The sudden passing away of my beloved husband was a terrible shock. On Whit-Sunday, May 30th, he was playing his two masses at St. Sulpice, ending at 12 o’clock with an improvisation on the Easter Alleluia which a friend had requested, and a few hours later, at the end of the afternoon, all was over. After St. Sulpice, we had driven back home, had a quiet lunch together, then he read his Sunday paper and said suddenly: “I feel a little cold; I am going to lie down on my bed.” Shortly after, he lost consciousness and passed without any pain. When the Doctors arrived, there was nothing to be done; rupture of abdominal aneurism.
I am heart-broken. After our many years spent together in such close union, the loss of that wonderful companion, so great, but so simple, so kind, so loving is so hard to bear.
But I thank God for his peaceful end, a blessing for him, this end he deserved after his great life of devotion to his art, to his students, to his friends, and his humanity. Everybody loved him.
I try to get some strength from so many happy memories of our life, particularly from the very last ones. On April 22, he played for the last time in London, at the Albert Hall for the celebration of the centenary of the Hall in which he had given his first concert abroad in a concert hall fifty years before, in December 1920. He had such an ovation from the impressive crowd: 7000 people. We were both deeply moved. I am sorry I have no programs of the Albert Hall.

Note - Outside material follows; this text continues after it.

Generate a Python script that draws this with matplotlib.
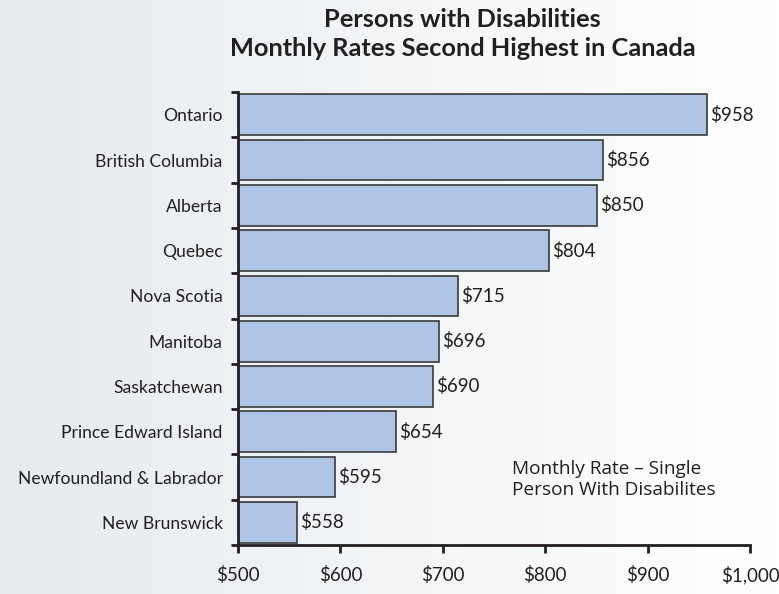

Then for his 85th birthday, there was a most moving evening at St. Sulpice: his oratorio “De Profundis” was sung during the first hour, then a big group of his former pupils at the Conservatoire where he had taught for 28 years, gathered around him in the centre of the church; Messiaen, Langlais, Cochereau, Mme. Durufle, etc., etc., read beautiful tributes before him.
A week later, on May 13th, Rolande Falcinelli who succeeded him as the head of the organ class when he was appointed Director of the Conservatoire gave a recital with his 2nd Symphony and he concluded the recital by a great improvisation.
The funeral took place at St. Sulpice on June 3rd, in the packed church. The service was so beautiful, with the Requiem Gregorian Mass which I had requested.
He was buried in our little cemetery in Meudon, a few minutes from our home, with our darling Marguerite. We both used to go to her grave every day. Now I go alone until I join them.
Marguerite was our only child. The girl you saw at the concert last year was a cousin from Rouen.
Now, I am trying to be courageous for my three grandchildren, all three students and who still need me. They are sweet kids and their grandfather loved them so.
With many thanks for your sympathy,
Sadly Yours,
Marcel-Dupré
P.S. I don’t get The Diapason and would be so grateful if you would send me a clipping of the article.